We watched 'The Wrestler' last night. Don't look at the trailer that is going around online. It is nothing like the actual film. I never thought Aronofsky would be able to out-fuckify 'Requiem for a Dream' in pure sad, but this one probably does it, if not for the more human feeling circumstances of the story, but just for Mickey Rourke's brutally 'on' performance, and the gritty, no-shtick feel of the shots. The texture of the film reminded me a lot of Gummo for some reason, in that just looking at certain shots and the simple movements of people on screen, or not even moving, was where the power was. One of the more worth-watching films I've seen in a long while probably, not that there's been much competition.

Also last night finished reading Vanessa Place's LA MEDUSA. I could not stop with this book, I read all 500 pages in pretty much 3 days. I'm not sure how to describe the experience of the book except that it is truly an experience. Vanessa Place has really created a text object here, one so dense and prismatic in its making that it might be impossible for anyone to ever take it all in: there's just that much. I love the encyclopedic quality of it, and the way she managed to stretch the time of the book, which as I understand it executes in a very short period, though scenes go on as if inside that time, and yet skewing it out in each section, the way books like INFINITE JEST can do, and other.
Here is part of what Silverblatt said about it:
La Medusa returns to James Joyce's Ulysees to find the inspiration for an investigation into the nature of experience. Los Angeles takes the role of Dublin. The brain and its double cortex generate the stylistic intricacies that the organs and senses do in Joyce.
It's hard book to contain in explication, but that gives an idea of its mass.
One section, where one of the main character is eating at a Mexican restaurant by himself, is one of the best executions of a scene over sections I can remember. It also really made me want to eat Mexican food, like bad. Usually I don't like when authors write about food in a way as if trying to make you taste the texture of the food, but the way she does it really works. I think this is a book of appetites, and cataloguing. There is something post-Beat in it in that way: lists (a list of strange barbies, a list of synonyms for vagina, though worked into the narrative thread somehow, a kind of shapeshifting that continually occurs in midst of the reading without managing to interrupt), and hyper consciousnesses, and combining the high with the low in these really rhythmic and syllabic and smart sentences. LA MEDUSA reminds me a lot of Lynne Tillman's AMERICAN GENIUS, which is another of my all time recent favorites.
There is also a voodoo-ish ritual scene among a family in the book that is amazing, and gets that mesh of violence and incantation and animal language that I so love.
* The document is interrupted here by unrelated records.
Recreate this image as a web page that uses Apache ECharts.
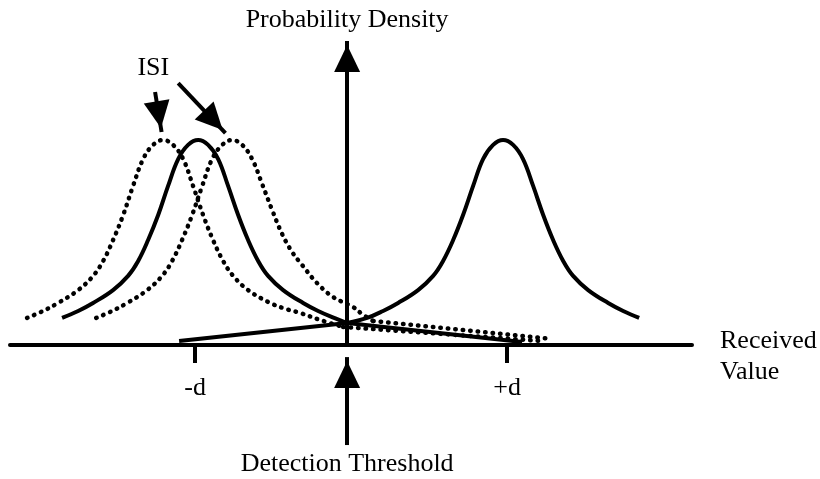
<!DOCTYPE html>
<html>
<head>
<meta charset="utf-8">
<title>Received value densities with ISI</title>
<script src="https://cdn.jsdelivr.net/npm/echarts@6/dist/echarts.min.js"></script>
<style>
  html, body { margin: 0; padding: 0; background: #fff; }
  #main { width: 820px; height: 479px; }
</style>
</head>
<body>
<div id="main"></div>
<script>
// x is in units of d (detection threshold at 0), y is density relative to the peak
const solidLeft = [[-1.839,0.132],[-1.735,0.166],[-1.639,0.205],[-1.510,0.268],[-1.413,0.337],[-1.348,0.410],[-1.284,0.512],[-1.219,0.634],[-1.155,0.776],[-1.090,0.907],[-1.026,0.976],[-0.961,1.000],[-0.897,0.976],[-0.832,0.907],[-0.768,0.776],[-0.703,0.634],[-0.639,0.512],[-0.574,0.410],[-0.510,0.337],[-0.413,0.268],[-0.284,0.205],[-0.187,0.166],[-0.084,0.132],[0,0.107]];
const solidLeftTail = [[0,0.107],[1.129,0.015]];

const solidRight = [[0,0.107],[0.129,0.132],[0.232,0.166],[0.329,0.205],[0.458,0.268],[0.555,0.337],[0.619,0.410],[0.684,0.512],[0.748,0.634],[0.813,0.776],[0.877,0.907],[0.942,0.976],[1.006,1.000],[1.071,0.976],[1.135,0.907],[1.200,0.776],[1.265,0.634],[1.329,0.512],[1.394,0.410],[1.458,0.337],[1.555,0.268],[1.684,0.205],[1.781,0.166],[1.884,0.132]];
const solidRightTail = [[0,0.107],[-1.084,0.020]];

// ISI shifted copies of the -d pulse
const dottedEarly = [[-2.065,0.132],[-1.961,0.166],[-1.865,0.205],[-1.735,0.268],[-1.639,0.337],[-1.574,0.410],[-1.510,0.512],[-1.445,0.634],[-1.381,0.776],[-1.316,0.907],[-1.252,0.976],[-1.187,1.000],[-1.123,0.976],[-1.058,0.907],[-0.994,0.776],[-0.929,0.634],[-0.865,0.512],[-0.800,0.410],[-0.735,0.337],[-0.639,0.268],[-0.510,0.210],[-0.413,0.180],[-0.303,0.156],[-0.174,0.122],[-0.026,0.088]];
const dottedEarlyTail = [[-0.026,0.088],[1.245,0.020]];

const dottedLate = [[-1.619,0.132],[-1.516,0.166],[-1.419,0.205],[-1.290,0.268],[-1.194,0.337],[-1.129,0.410],[-1.065,0.512],[-1.000,0.634],[-0.935,0.776],[-0.871,0.907],[-0.806,0.976],[-0.742,1.000],[-0.677,0.976],[-0.613,0.907],[-0.548,0.785],[-0.484,0.659],[-0.419,0.541],[-0.355,0.454],[-0.290,0.390],[-0.194,0.302],[-0.090,0.234],[0.039,0.185],[0.097,0.151],[0.168,0.117]];
const dottedLateTail = [[0.168,0.117],[1.323,0.029]];

const dTicks = [-0.981, 1.032];
const dLabels = ['-d', '+d'];

// arrows: [start, end] in data coords
const densityArrow = [[0, 0], [0, 1.483]];
const thresholdArrow = [[0, -0.488], [0, -0.059]];
const isiArrowShort = [[-1.239, 1.234], [-1.197, 1.039]];
const isiArrowLong = [[-1.090, 1.278], [-0.785, 1.034]];

const FONT = 'Liberation Serif';
const txt = { fontFamily: FONT, fontSize: 26, color: '#000' };

const solidStyle = { color: '#000', width: 4, type: 'solid' };
const dotStyle = { color: '#000', width: 4.5, type: [0.5, 7], cap: 'round' };

function curve(data, style, smooth) {
  return {
    type: 'line',
    data: data,
    smooth: smooth ? 0.4 : false,
    showSymbol: false,
    silent: true,
    lineStyle: style,
    itemStyle: { color: '#000' }
  };
}

function arrow(pts, label) {
  const from = { coord: pts[0], symbol: 'none' };
  if (label) from.label = Object.assign({ show: true }, txt, label);
  const to = { coord: pts[1], symbol: 'triangle', symbolSize: [26, 27], symbolOffset: [0, 17.5], itemStyle: { color: '#000' } };
  return [from, to];
}

function arrowHost(gridIdx, arrows) {
  return {
    type: 'line',
    xAxisIndex: gridIdx,
    yAxisIndex: gridIdx,
    data: [[0, 0]],
    showSymbol: false,
    silent: true,
    lineStyle: { width: 0 },
    itemStyle: { color: '#000' },
    markLine: {
      silent: true,
      animation: false,
      symbol: ['none', 'triangle'],
      symbolSize: 24,
      lineStyle: { color: '#000', width: 4, type: 'solid' },
      itemStyle: { color: '#000' },
      label: { show: false },
      emphasis: { disabled: true },
      data: arrows
    }
  };
}

const chart = echarts.init(document.getElementById('main'));
const option = {
  animation: false,
  backgroundColor: '#fff',
  grid: [
    { left: 10, right: 128, top: 37.5, bottom: 134, containLabel: false, outerBoundsMode: 'none' },
    { left: 10, right: 128, top: 345, bottom: 31.5, containLabel: false, outerBoundsMode: 'none' }
  ],
  xAxis: [{
    gridIndex: 0,
    type: 'value',
    min: -2.175,
    max: 2.225,
    name: '{r|Received}\n{v|Value}',
    nameLocation: 'end',
    nameGap: 28,
    nameTextStyle: Object.assign({}, txt, {
      align: 'left',
      verticalAlign: 'middle',
      rich: {
        r: Object.assign({}, txt, { lineHeight: 54 }),
        v: Object.assign({}, txt, { lineHeight: 8 })
      }
    }),
    axisLine: { onZero: false, lineStyle: { color: '#000', width: 4 } },
    axisTick: { show: true, customValues: dTicks, length: 18, lineStyle: { color: '#000', width: 4 } },
    axisLabel: Object.assign({}, txt, {
      customValues: dTicks,
      margin: 30,
      formatter: function (v) {
        let i = 0;
        dTicks.forEach(function (t, k) { if (Math.abs(t - v) < Math.abs(dTicks[i] - v)) i = k; });
        return dLabels[i];
      }
    }),
    splitLine: { show: false }
  }, {
    gridIndex: 1,
    type: 'value',
    min: -2.175,
    max: 2.225,
    show: false
  }],
  yAxis: [{
    gridIndex: 0,
    type: 'value',
    min: 0,
    max: 1.5,
    axisLine: { show: false },
    axisTick: { show: false },
    axisLabel: { show: false },
    splitLine: { show: false }
  }, {
    gridIndex: 1,
    type: 'value',
    min: -0.5,
    max: 0,
    show: false
  }],
  series: [
    curve(dottedEarly, dotStyle, true),
    curve(dottedEarlyTail, dotStyle, false),
    curve(dottedLate, dotStyle, true),
    curve(dottedLateTail, dotStyle, false),
    curve(solidLeft, solidStyle, true),
    curve(solidLeftTail, solidStyle, false),
    curve(solidRight, solidStyle, true),
    curve(solidRightTail, solidStyle, false),
    arrowHost(0, [
      arrow(densityArrow, { position: 'end', distance: 8, formatter: 'Probability Density' }),
      arrow(isiArrowShort, { position: 'start', distance: 11, formatter: 'ISI' }),
      arrow(isiArrowLong)
    ]),
    arrowHost(1, [
      arrow(thresholdArrow, { position: 'start', distance: 6, formatter: 'Detection Threshold' })
    ])
  ]
};
chart.setOption(option);
</script>
</body>
</html>
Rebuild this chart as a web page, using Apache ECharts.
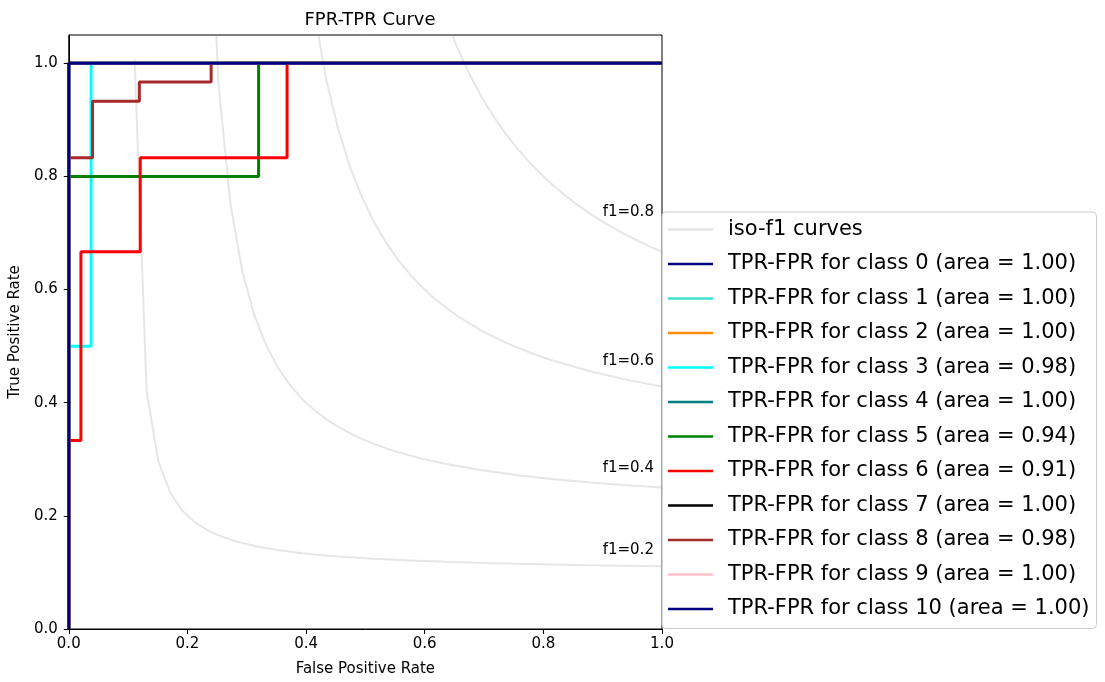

Quite a few sections are written as in rap, which is so hard to pull off, and I'm still impressed with how well she nailed them: while I was in the bathtub with the book I actually started rapping it out loud and then couldn't stop for several pages.
Overall, a killer of a book, and one I will remember, and probably often open up to look at the pages.
Anyway, a good end to a year of reading, a close out.
I'm not big on new year consecrating, but I feel like things now are moving in a new direction for real for once. That is good to think about even if really it's just the next day.
Thanks to Gert Jonke for inspiring me 24k words into another new novel already so I have something to think about besides peas and tinkle. GEOMETRIC REGIONAL NOVEL seriously changed my writing mind.
Oh, the new issue of Tarpaulin Sky is out now, and having read about half of it now I can honestly say I haven't read one piece that I haven't been really impressed by: including Joanna Ruocco and Peter Davis. Peter Davis has more of those 'extreme honesty' poems like the ones on Lamination Colony, which makes me want a whole book of them. It has a much different version of a section of EVER in it also.
Had a small snag with the files for EVER due to Derek's cruddy Nairboi net connection working like mud, but it is clean now and on its way. Book should be here by my bday Jan 14th, which is still around for preorder.
Bye

I am right now reading Coleman Dowell's ISLAND PEOPLE, based on Eugene Lim saying somewhere that is his favorite, or at least among his favorites, book. I've been reading a lot of short novels lately and really wanted to get into something longer. This book is only 300 pp but so so so fucking rich and full of ideas and language, it's like reading something 600 pp by most others. I am 60 pp right now and already have felt my brain switched on by it in a way I haven't felt maybe in a while. Every other graph or so I've had to stop and close the book a little in my hands and think about it, though the language is not obfuscating. It just has power. I think this is the beginning of me getting back into the really long novels, which are my true love. A small book is nice and much more fun to read, but there is something about the long, dense novel that engrosses and takes hold of your life for a while. Of the great long novels I've read (among them, somemy favorites: INFINITE JEST, GRAVITY'S RAINBOW, THE TUNNEL, SUTTREE, THE EXECUTIONER'S SONG) it seems I can remember vividly the days and minutes of the reading of those pages, the carrying, the heft and all, more so than I can with smaller books. The books really come into your life. And I am sounding like a fuck.